Characterizing the impacts of application layer DDoS attacks
Proceedings of IEEE International Conference on Web Services (ICWS 2017)
Distributed Denial of Service (DDoS) attacks are still among the most urgent threats to the modern Internet. Recently, application layer DDoS attacks against web servers are becoming popular, resulting in great revenue losses to victims. A systematic evaluation on the impacts of different DDoS attack methods is vital for the protection of web servers.
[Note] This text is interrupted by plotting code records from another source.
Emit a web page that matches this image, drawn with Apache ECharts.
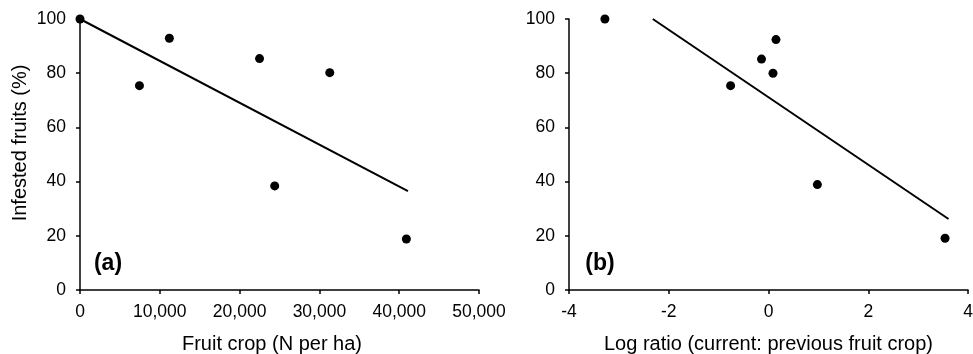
<!DOCTYPE html>
<html>
<head>
<meta charset="utf-8">
<script src="https://cdn.jsdelivr.net/npm/echarts@6/dist/echarts.min.js"></script>
<style>html,body{margin:0;padding:0;background:#fff}#c{width:973px;height:354px}</style>
</head>
<body>
<div id="c"></div>
<script>
// Panel (a): fruit crop vs infested fruits
const cropX = [0, 7450, 11200, 22500, 24400, 31300, 40900];
const cropY = [100, 75.4, 92.9, 85.4, 38.4, 80.2, 18.8];
const cropFitX = [0, 41100];
const cropFitY = [100, 36.5];
// Panel (b): log ratio vs infested fruits
const ratioX = [-3.28, -0.76, -0.14, 0.15, 0.09, 0.98, 3.54];
const ratioY = [100, 75.4, 85.2, 92.4, 80, 38.9, 19.1];
const ratioFitX = [-2.32, 3.61];
const ratioFitY = [100, 26.2];
const yTicks = [0, 20, 40, 60, 80, 100];

const FONT = 'Liberation Sans, Arial, sans-serif';
const zip = (a, b) => a.map((v, i) => [v, b[i]]);

const axisCommon = {
  axisLine: { show: true, onZero: false, lineStyle: { color: '#000', width: 1.5 } },
  axisTick: { show: true, inside: false, length: 4, lineStyle: { color: '#000', width: 1.5 } },
  splitLine: { show: false },
  axisLabel: { color: '#000', fontSize: 17.5, fontFamily: FONT }
};

const chart = echarts.init(document.getElementById('c'), null, { renderer: 'canvas' });
chart.setOption({
  backgroundColor: '#fff',
  animation: false,
  grid: [
    { left: 80, right: 494, top: 19, bottom: 64, containLabel: false, outerBoundsMode: 'none' },
    { left: 569, right: 5, top: 19, bottom: 64, containLabel: false, outerBoundsMode: 'none' }
  ],
  xAxis: [
    Object.assign({}, axisCommon, {
      gridIndex: 0, type: 'value', min: 0, max: 50000, interval: 10000,
      axisLabel: Object.assign({}, axisCommon.axisLabel, { margin: 13,
        formatter: v => v.toLocaleString('en-US') }),
      name: 'Fruit crop (N per ha)', nameLocation: 'middle', nameGap: 44,
      nameTextStyle: { color: '#000', fontSize: 20, fontFamily: FONT, padding: [0, 15, 0, 0] }
    }),
    Object.assign({}, axisCommon, {
      gridIndex: 1, type: 'value', min: -4, max: 4, interval: 2,
      axisLabel: Object.assign({}, axisCommon.axisLabel, { margin: 13 }),
      name: 'Log ratio (current: previous fruit crop)', nameLocation: 'middle', nameGap: 44,
      nameTextStyle: { color: '#000', fontSize: 20, fontFamily: FONT }
    })
  ],
  yAxis: [0, 1].map(i => Object.assign({}, axisCommon, {
    gridIndex: i, type: 'value', min: yTicks[0], max: yTicks[yTicks.length - 1], interval: 20,
    axisLabel: Object.assign({}, axisCommon.axisLabel, { margin: 14 })
  })),
  graphic: [
    { type: 'text', x: 20, y: 143, rotation: Math.PI / 2,
      style: { text: 'Infested fruits (%)', fill: '#000', font: '20px ' + FONT, align: 'center', verticalAlign: 'middle' } },
    { type: 'text', x: 108, y: 264,
      style: { text: '(a)', fill: '#000', font: 'bold 23px ' + FONT, align: 'center', verticalAlign: 'middle' } },
    { type: 'text', x: 600, y: 264,
      style: { text: '(b)', fill: '#000', font: 'bold 23px ' + FONT, align: 'center', verticalAlign: 'middle' } }
  ],
  series: [
    { type: 'line', xAxisIndex: 0, yAxisIndex: 0, data: zip(cropFitX, cropFitY), symbol: 'none',
      lineStyle: { color: '#000', width: 2 }, clip: false },
    { type: 'scatter', xAxisIndex: 0, yAxisIndex: 0, data: zip(cropX, cropY), symbol: 'circle', symbolSize: 9,
      itemStyle: { color: '#000', opacity: 1 }, clip: false },
    { type: 'line', xAxisIndex: 1, yAxisIndex: 1, data: zip(ratioFitX, ratioFitY), symbol: 'none',
      lineStyle: { color: '#000', width: 2 }, clip: false },
    { type: 'scatter', xAxisIndex: 1, yAxisIndex: 1, data: zip(ratioX, ratioY), symbol: 'circle', symbolSize: 9,
      itemStyle: { color: '#000', opacity: 1 }, clip: false }
  ]
});
</script>
</body>
</html>
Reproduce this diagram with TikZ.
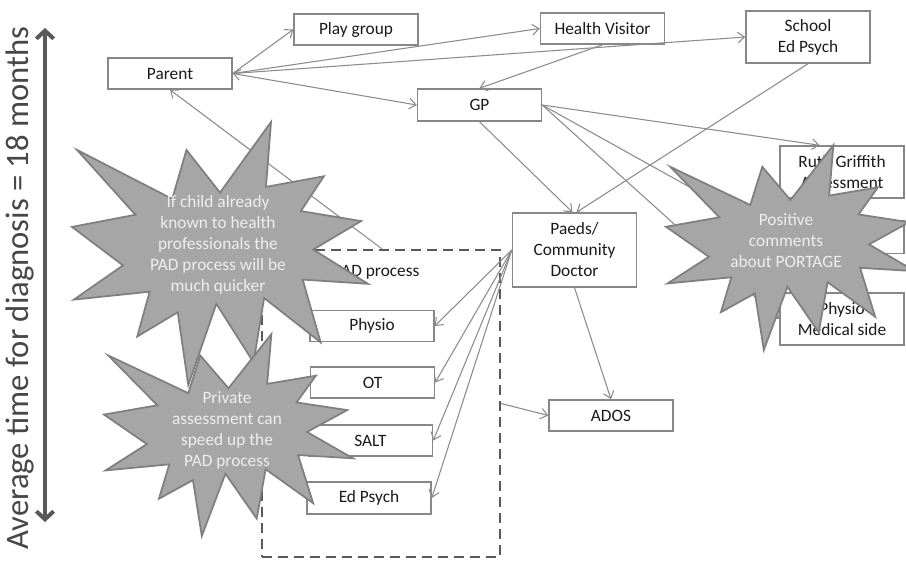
\documentclass[tikz,border=0pt]{standalone}
\usepackage{fontspec}
\setmainfont{Carlito}
\usetikzlibrary{arrows.meta}
\definecolor{boxline}{HTML}{878787}
\definecolor{connc}{HTML}{8C8C8C}
\definecolor{txt}{HTML}{1A1A1A}
\definecolor{burstfill}{HTML}{A6A6A6}
\definecolor{burstline}{HTML}{7F7F7F}
\definecolor{bursttext}{HTML}{EEEEEE}
\definecolor{darkarrow}{HTML}{595959}
\tikzset{
 box/.style={draw=boxline, line width=1.1pt, fill=white, text=txt, minimum width=93pt, minimum height=23.25pt, align=center, inner sep=0pt, font=\fontsize{13}{15.75}\selectfont},
 conn/.style={draw=connc, line width=0.8pt, -{Straight Barb[length=5pt,width=8pt]}},
 burst/.style={fill=burstfill, draw=burstline, line width=1.3pt, line join=miter},
 bursttxt/.style={text=bursttext, align=center, font=\fontsize{13}{15.75}\selectfont, inner sep=0pt}
}
\newcommand\drawburst[4]{%
\begin{scope}[shift={(#1,#2)},xscale=#3/216,yscale=#4/216]
\path[burst] (108,58) -- (145.22,0) -- (141.55,53.25) -- (183.80,44.57) -- (167.02,73.15) -- (210.97,81.37) -- (176.07,104.75) -- (216,132.90) -- (168.37,129.42) -- (181.45,180.95) -- (140.20,144.57) -- (132.47,197.37) -- (105.32,149.35) -- (84.85,216) -- (77.15,156.27) -- (47.62,176.17) -- (56.67,139.37) -- (1.35,145.87) -- (37.22,117.75) -- (0,86.15) -- (46.27,76.17) -- (3.70,22.95) -- (73.12,63.20) -- (83.52,22.95) -- cycle;
\end{scope}}
\begin{document}
\begin{tikzpicture}[x=0.75pt,y=-0.75pt]
\clip (0,0) rectangle (906,562);
\fill[white] (0,0) rectangle (906,562);

% dashed PAD region
\node[draw=darkarrow, line width=1.7pt, dash pattern=on 7.5pt off 4.5pt, minimum width=178.5pt, minimum height=230.25pt, inner sep=0pt] (padbox) at (381,403.5) {};

% boxes
\node[box] (parent) at (170,73.5) {Parent};
\node[box] (play) at (356,29.5) {Play group};
\node[box] (hv) at (602.5,28.5) {Health Visitor};
\node[box, minimum height=39pt] (school) at (808,37) {School\\Ed Psych};
\node[box, minimum height=24pt] (gp) at (479.5,105) {GP};
\node[box, minimum height=39pt] (ruth) at (842,172) {Ruth Griffith\\Assessment};
\node[box, minimum height=24.75pt] (portage) at (842,237) {Portage};
\node[box, minimum height=39pt] (physmed) at (842,319) {Physio\\Medical side};
\node[box, minimum height=55.5pt] (paeds) at (574.5,250) {Paeds/\\Community\\Doctor};
\node[box] (physio) at (372,326) {Physio};
\node[box] (ot) at (372.5,382.5) {OT};
\node[box] (salt) at (370.5,440.5) {SALT};
\node[box, minimum height=24pt] (edpsych) at (369,498) {Ed Psych};
\node[box] (ados) at (611,415.5) {ADOS};
\node[text=txt, font=\fontsize{13}{15.75}\selectfont, inner sep=0pt] (padlabel) at (376.5,272) {PAD process};

% connectors
\draw[conn] (parent.east) -- (play.west);
\draw[conn] (parent.east) -- (hv.west);
\draw[conn] (parent.east) -- (school.west);
\draw[conn, {Straight Barb[length=5pt,width=8pt]}-{Straight Barb[length=5pt,width=8pt]}] (parent.east) -- (gp.west);
\draw[conn] (hv.south) -- (gp.north);
\draw[conn] (school.south) -- ([xshift=1.5pt]paeds.north);
\draw[conn] (gp.south) -- ([xshift=-1.5pt]paeds.north);
\draw[conn] (gp.east) -- (ruth.130);
\draw[conn] (gp.east) -- (portage.west);
\draw[conn] (gp.east) -- (physmed.west);
\draw[conn] (paeds.west) -- (physio.east);
\draw[conn] (paeds.west) -- (ot.east);
\draw[conn] (paeds.west) -- (salt.east);
\draw[conn] (paeds.west) -- (edpsych.east);
\draw[conn] (paeds.south) -- (ados.north);
\draw[conn] (padbox.east) -- (ados.west);
\draw[conn] ([xshift=0.75pt]padbox.north) -- (parent.south);

% starbursts
\drawburst{72}{122}{296}{263}
\node[bursttxt] (burstA) at (218,245) {If child already\\known to health\\professionals the\\PAD process will be\\much quicker};
\drawburst{104}{334}{249}{202}
\node[bursttxt] (burstB) at (227,430) {Private\\assessment can\\speed up the\\PAD process};
\drawburst{666}{145}{249}{205}
\node[bursttxt] (burstC) at (786,241) {Positive\\comments\\about PORTAGE};

% time axis
\coordinate (ttop) at (45,28);
\coordinate (tbot) at (45,522);
\draw[darkarrow, line width=3pt, {Straight Barb[length=6pt,width=13pt]}-{Straight Barb[length=6pt,width=13pt]}] (tbot) -- (ttop);
\node[rotate=90, text=darkarrow!80!black, font=\fontsize{24.5}{29}\selectfont, inner sep=0pt] (timelabel) at (20,288) {Average time for diagnosis = 18 months};
\end{tikzpicture}
\end{document}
In this paper, we examine the impacts of application layer DDoS attacks, including existing attacks against HTTP/1.1 and the new attacks proposed by us against HTTP/2.0. Moreover, to better understand attackers’ capabilities of launching severe application layer DDoS attacks, we design a new measurement method to remotely infer the performance of web servers and a method to differentiate dynamic and static URLs. We have collected and tailored 4 existing tools to launch 5 different DDoS attacks against HTTP/1.1 and developed a new DDoS tool to perform 5 different DDoS attacks against HTTP/2.0. By conducting extensive experiments in a testbed with two e-commercial websites running Apache and Nginx, we carefully evaluate the impacts of different DDoS attacks. The results show that the new remote measurement method is able to detect the effects caused by different DDoS attacks. Moreover, the attack impacts are affected by URLs, server architectures, and attack methods.